Since Dec. 4, when Cuban prisoners and U.S. negotiators signed an agreement ending an 11-day siege at the U.S. Penitentiary in Atlanta, the number of Cubans freed has gone from about 20 a month to about 100 a month, said a report in Sunday's combined editions of The Atlanta Journal and The Atlanta Constitution.
During the same period, another 1,200 were approved for release by the Immigration and Naturalization Service - although most of those had been already designated for release before the riots in Atlanta and Oakdale, La., the newspapers said.
''The majority of these people are going to be paroled,'' said Randy Levine, associate deputy attorney general in the U.S. Justice Department. ''We're trying to move these people out as quickly as we can.''
However, the newspapers said that Justice Department officials have indicated that loopholes in the agreements that ended the riots could lead to prosecution or deportation of the leaders of the uprisings.
FBI agents across the nation have been gathering accounts of the two prison riots for a report expected to be completed next month, the newspapers said.

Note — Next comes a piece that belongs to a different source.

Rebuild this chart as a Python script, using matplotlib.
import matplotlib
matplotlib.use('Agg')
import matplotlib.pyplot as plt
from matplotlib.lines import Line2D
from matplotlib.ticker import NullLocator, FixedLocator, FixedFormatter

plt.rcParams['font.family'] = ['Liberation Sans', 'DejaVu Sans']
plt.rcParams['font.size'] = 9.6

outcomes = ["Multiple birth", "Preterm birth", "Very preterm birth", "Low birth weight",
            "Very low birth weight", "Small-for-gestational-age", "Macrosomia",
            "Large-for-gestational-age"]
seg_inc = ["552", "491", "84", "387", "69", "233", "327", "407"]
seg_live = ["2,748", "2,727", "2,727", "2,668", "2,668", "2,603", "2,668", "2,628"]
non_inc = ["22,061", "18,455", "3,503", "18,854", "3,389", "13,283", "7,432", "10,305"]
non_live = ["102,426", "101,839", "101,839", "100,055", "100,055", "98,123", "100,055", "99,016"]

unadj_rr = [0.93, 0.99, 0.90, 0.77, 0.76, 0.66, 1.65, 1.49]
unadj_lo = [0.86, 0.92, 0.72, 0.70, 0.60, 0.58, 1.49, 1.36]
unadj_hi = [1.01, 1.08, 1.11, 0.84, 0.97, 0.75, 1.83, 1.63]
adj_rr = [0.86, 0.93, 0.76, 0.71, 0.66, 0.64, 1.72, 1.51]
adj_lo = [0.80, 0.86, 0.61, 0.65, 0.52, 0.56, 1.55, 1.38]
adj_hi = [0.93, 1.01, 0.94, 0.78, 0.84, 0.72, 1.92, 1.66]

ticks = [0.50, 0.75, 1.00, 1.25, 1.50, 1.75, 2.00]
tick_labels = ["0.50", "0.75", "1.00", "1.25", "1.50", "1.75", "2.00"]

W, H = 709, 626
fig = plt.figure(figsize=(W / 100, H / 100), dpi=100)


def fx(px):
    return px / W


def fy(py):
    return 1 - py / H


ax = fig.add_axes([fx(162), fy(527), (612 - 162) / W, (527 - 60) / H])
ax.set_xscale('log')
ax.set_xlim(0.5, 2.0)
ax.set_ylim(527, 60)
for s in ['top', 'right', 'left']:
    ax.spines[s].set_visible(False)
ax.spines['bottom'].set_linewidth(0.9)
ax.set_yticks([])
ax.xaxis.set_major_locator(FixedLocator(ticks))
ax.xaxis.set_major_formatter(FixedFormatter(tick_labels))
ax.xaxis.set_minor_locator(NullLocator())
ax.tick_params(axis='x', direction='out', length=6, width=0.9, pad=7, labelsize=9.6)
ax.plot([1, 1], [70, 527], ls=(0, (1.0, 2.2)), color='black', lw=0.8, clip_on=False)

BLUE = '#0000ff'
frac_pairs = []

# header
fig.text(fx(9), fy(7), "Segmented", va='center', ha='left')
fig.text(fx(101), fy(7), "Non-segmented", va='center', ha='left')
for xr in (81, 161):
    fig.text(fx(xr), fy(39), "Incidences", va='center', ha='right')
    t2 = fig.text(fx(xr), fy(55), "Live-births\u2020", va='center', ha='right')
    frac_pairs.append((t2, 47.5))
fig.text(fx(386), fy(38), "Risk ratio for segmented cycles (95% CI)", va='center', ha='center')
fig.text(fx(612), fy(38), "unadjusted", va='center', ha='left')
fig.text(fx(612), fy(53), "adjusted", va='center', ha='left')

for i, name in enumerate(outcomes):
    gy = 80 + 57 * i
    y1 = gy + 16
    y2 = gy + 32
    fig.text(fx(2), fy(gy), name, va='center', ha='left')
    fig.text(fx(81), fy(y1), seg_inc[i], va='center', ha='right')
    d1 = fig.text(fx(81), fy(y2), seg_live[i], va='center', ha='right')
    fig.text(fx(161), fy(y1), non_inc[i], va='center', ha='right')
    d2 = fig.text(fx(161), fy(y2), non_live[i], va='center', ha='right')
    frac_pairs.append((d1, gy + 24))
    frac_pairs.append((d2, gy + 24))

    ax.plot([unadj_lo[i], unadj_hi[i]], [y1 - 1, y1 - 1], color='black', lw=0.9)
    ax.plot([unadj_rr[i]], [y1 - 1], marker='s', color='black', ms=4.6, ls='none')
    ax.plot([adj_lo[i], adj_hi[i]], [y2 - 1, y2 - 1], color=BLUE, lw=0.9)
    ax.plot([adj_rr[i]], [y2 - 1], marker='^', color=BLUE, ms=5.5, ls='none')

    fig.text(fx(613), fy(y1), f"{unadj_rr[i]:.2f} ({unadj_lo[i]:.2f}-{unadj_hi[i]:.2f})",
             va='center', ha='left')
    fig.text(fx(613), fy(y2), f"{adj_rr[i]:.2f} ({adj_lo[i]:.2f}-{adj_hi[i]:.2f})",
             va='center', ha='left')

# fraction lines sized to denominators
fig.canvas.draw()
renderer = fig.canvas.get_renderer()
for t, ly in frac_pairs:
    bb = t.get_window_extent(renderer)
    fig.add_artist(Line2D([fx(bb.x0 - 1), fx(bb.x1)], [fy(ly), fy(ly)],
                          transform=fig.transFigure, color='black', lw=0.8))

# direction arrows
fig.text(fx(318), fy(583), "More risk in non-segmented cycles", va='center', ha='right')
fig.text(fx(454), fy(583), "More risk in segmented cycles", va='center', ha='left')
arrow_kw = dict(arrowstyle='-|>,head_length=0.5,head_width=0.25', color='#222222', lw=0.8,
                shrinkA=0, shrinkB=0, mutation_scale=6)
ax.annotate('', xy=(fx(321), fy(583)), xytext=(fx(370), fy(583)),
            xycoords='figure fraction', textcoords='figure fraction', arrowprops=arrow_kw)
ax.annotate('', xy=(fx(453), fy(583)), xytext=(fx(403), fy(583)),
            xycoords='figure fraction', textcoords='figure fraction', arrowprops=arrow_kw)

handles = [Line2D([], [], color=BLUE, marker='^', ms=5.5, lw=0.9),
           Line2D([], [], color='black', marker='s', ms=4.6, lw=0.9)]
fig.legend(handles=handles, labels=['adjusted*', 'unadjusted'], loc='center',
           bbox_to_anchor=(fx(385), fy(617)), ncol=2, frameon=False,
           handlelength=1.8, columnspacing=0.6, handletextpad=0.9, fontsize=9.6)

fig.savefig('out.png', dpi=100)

Justice Department spokesman Patrick Korten said federal authorities, in finalizing the agreements ending the riots, were careful not to rule out prosecution.

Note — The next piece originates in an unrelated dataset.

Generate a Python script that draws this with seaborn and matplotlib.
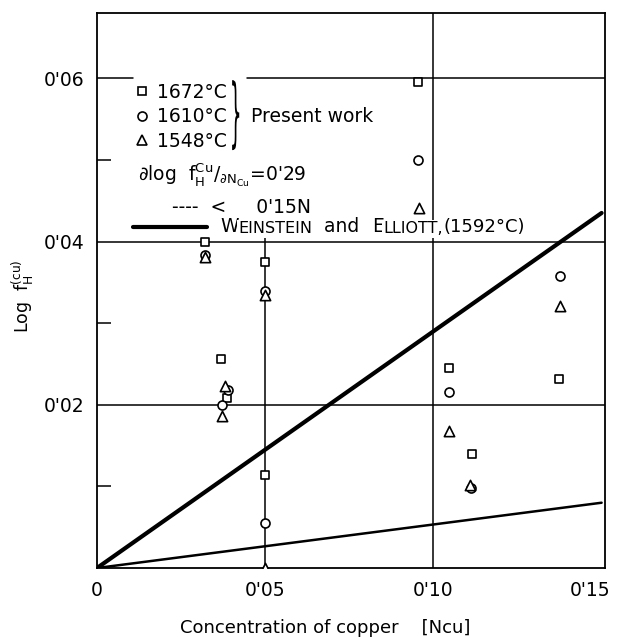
import matplotlib
matplotlib.use("Agg")
import matplotlib.pyplot as plt
import seaborn as sns
from matplotlib.lines import Line2D
from matplotlib.textpath import TextPath
from matplotlib.patches import PathPatch
from matplotlib.font_manager import FontProperties
from matplotlib.transforms import Affine2D, ScaledTranslation

# ---------------- data ----------------
series_labels = ["1672°C", "1610°C", "1548°C"]

x_1672 = [0.0955, 0.0320, 0.0500, 0.0370, 0.0386, 0.0500, 0.1045, 0.1115, 0.1372]
y_1672 = [0.0595, 0.0400, 0.0375, 0.0256, 0.0208, 0.0114, 0.0245, 0.0140, 0.0232]

x_1610 = [0.0955, 0.0320, 0.0500, 0.0390, 0.0373, 0.0500, 0.1045, 0.1112, 0.1375]
y_1610 = [0.0500, 0.0383, 0.0340, 0.0218, 0.0200, 0.0055, 0.0216, 0.0098, 0.0358]

x_1548 = [0.0957, 0.0320, 0.0500, 0.0381, 0.0373, 0.0500, 0.1045, 0.1110, 0.1375]
y_1548 = [0.0441, 0.0381, 0.0334, 0.0223, 0.0186, 0.0000, 0.0168, 0.0102, 0.0321]

line_x = [0.0, 0.15]
present_y = [0.0, 0.0435]      # slope 0.29
weinstein_y = [0.0, 0.0080]

xticks = [0, 0.05, 0.10, 0.15]
xticklabels = ["0", "0'05", "0'10", "0'15"]
yticks = [0.02, 0.04, 0.06]
yticklabels = ["0'02", "0'04", "0'06"]
yminor = [0.01, 0.03, 0.05]

# ---------------- style ----------------
sns.set_theme(style="white")
plt.rcParams["font.family"] = ["DejaVu Sans"]
plt.rcParams["mathtext.fontset"] = "dejavusans"
plt.rcParams["text.color"] = "black"
plt.rcParams["axes.labelcolor"] = "black"
plt.rcParams["legend.labelcolor"] = "black"

fig = plt.figure(figsize=(6.17, 6.37), dpi=100)
ax = fig.add_axes([0.1572, 0.1083, 0.8233, 0.8713])
XMAX, YMAX = 0.151, 0.068
ax.set_xlim(0, XMAX)
ax.set_ylim(0, YMAX)

# grid lines (partly interrupted by the key, as in the reference)
gkw = dict(color="black", lw=1.1, zorder=1)
ax.axhline(0.02, **gkw)
ax.axhline(0.04, **gkw)
ax.axhline(0.06, xmax=0.071, **gkw)
ax.axhline(0.06, xmin=0.295, **gkw)
ax.axvline(0.05, ymax=0.0412 / YMAX, **gkw)
ax.axvline(0.10, **gkw)

# lines
sns.lineplot(x=line_x, y=present_y, color="black", lw=3.0, ax=ax, zorder=3)
sns.lineplot(x=line_x, y=weinstein_y, color="black", lw=1.8, ax=ax, zorder=3)

# points
mk = dict(facecolor="white", edgecolor="black", linewidth=1.2, zorder=5, ax=ax, legend=False)
sns.scatterplot(x=x_1672, y=y_1672, marker="s", s=40, **mk)
sns.scatterplot(x=x_1610, y=y_1610, marker="o", s=42, **mk)
sns.scatterplot(x=x_1548, y=y_1548, marker="^", s=55, **mk)

# axes / ticks
ax.set_xticks(xticks)
ax.set_xticklabels(xticklabels)
ax.set_yticks(yticks)
ax.set_yticklabels(yticklabels)
ax.set_yticks(yminor, minor=True)
ax.tick_params(axis="both", which="major", length=0, pad=9, labelsize=13.5, colors="black")
ax.tick_params(axis="y", which="minor", direction="in", length=10, width=1.1, left=True, color="black")
for sp in ax.spines.values():
    sp.set_color("black")
    sp.set_linewidth(1.3)
# keep the last x label inside the picture
lastlab = ax.get_xticklabels()[-1]
lastlab.set_transform(lastlab.get_transform() + ScaledTranslation(-8 / 72, 0, fig.dpi_scale_trans))

ax.set_xlabel("Concentration of copper    [Ncu]", fontsize=13, color="black")
ax.xaxis.set_label_coords(0.449, -0.092)
ax.set_ylabel(r"Log  f$_\mathrm{H}^\mathrm{(cu)}$", fontsize=12.5, color="black")
ax.yaxis.set_label_coords(-0.12, 0.49)

# ---------------- key ----------------
FS = 13.5
handles = [
    Line2D([], [], ls="none", marker="s", ms=6.3, mfc="white", mec="black", mew=1.2),
    Line2D([], [], ls="none", marker="o", ms=6.5, mfc="white", mec="black", mew=1.2),
    Line2D([], [], ls="none", marker="^", ms=7.2, mfc="white", mec="black", mew=1.2),
]
leg = ax.legend(handles, series_labels, loc="center left", bbox_to_anchor=(0.074, 0.813),
                frameon=False, fontsize=FS, handlelength=0.8, handletextpad=0.4,
                labelspacing=0.3, borderpad=0, borderaxespad=0)
for t in leg.get_texts():
    t.set_color("black")

# stretched brace
tp = TextPath((0, 0), "}", size=1, prop=FontProperties(family="DejaVu Sans"))
ex = tp.get_extents()
bx0, bx1, by0, by1 = 0.266, 0.280, 0.753, 0.879
tr = (Affine2D().translate(-ex.x0, -ex.y0)
      .scale((bx1 - bx0) / ex.width, (by1 - by0) / ex.height)
      .translate(bx0, by0) + ax.transAxes)
ax.add_patch(PathPatch(tp, transform=tr, facecolor="black", edgecolor="none", zorder=6))
ax.text(0.303, 0.813, "Present work", transform=ax.transAxes, fontsize=FS,
        ha="left", va="center", color="black")

ax.text(0.081, 0.708, r"$\partial$log  f$_\mathrm{H}^\mathrm{Cu}$/$_{\partial \mathrm{N}_\mathrm{Cu}}$=0'29",
        transform=ax.transAxes, fontsize=FS, ha="left", va="center", color="black")
ax.text(0.148, 0.650, "----  <     0'15N", transform=ax.transAxes, fontsize=FS,
        ha="left", va="center", color="black")

ax.add_line(Line2D([0.071, 0.217], [0.614, 0.614], transform=ax.transAxes,
                   color="black", lw=3.0, zorder=6))

wb = dict(facecolor="white", edgecolor="none", pad=1.0)
pieces = [("W", FS), ("EINSTEIN", 11.5), ("  and  ", FS), ("E", FS), ("LLIOTT,", 11.5), ("(1592°C)", 13)]
prev = ax.text(0.242, 0.598, pieces[0][0], transform=ax.transAxes, fontsize=pieces[0][1],
               ha="left", va="bottom", color="black", bbox=wb, zorder=7)
for txt, fs in pieces[1:]:
    prev = ax.annotate(txt, xy=(1, 0), xycoords=prev, fontsize=fs, ha="left", va="bottom",
                       color="black", bbox=wb, zorder=7)

fig.savefig("out.png", dpi=100, facecolor="white")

''Anybody who we can determine took action that threatened lives would be a serious target for prosecution,'' he said.
Critics of the government's dealings with the Cubans said prosecution would violate the spirit of the agreements.
''They are treating the agreements like legal papers instead of moral covenants,'' said Ralph Penalver, the lawyer for Miami's Auxiliary Bishop Agustin Roman, who participated in the talks that led to the agreements.
''The U.S. Justice Department requested that the bishop use his moral authority to end the worst prison riots in history. In this situation, I think the government has a very special responsibility to provide procedural safeguards, letting the law be their guide, but justice their goal,'' he said.
Nearly 1,000 detainees rioted Nov. 21 in Oakdale, taking 28 hostages and surrendering Nov. 29. In Atlanta, some 1,500 detainees took over the prison before surrendering. There are about 3,800 detainees nationwide.
Agreements ending both seiges also promised individual reviews for the detainees, who were among 125,000 Cubans to come to the United States during the 1980 Mariel boatlift.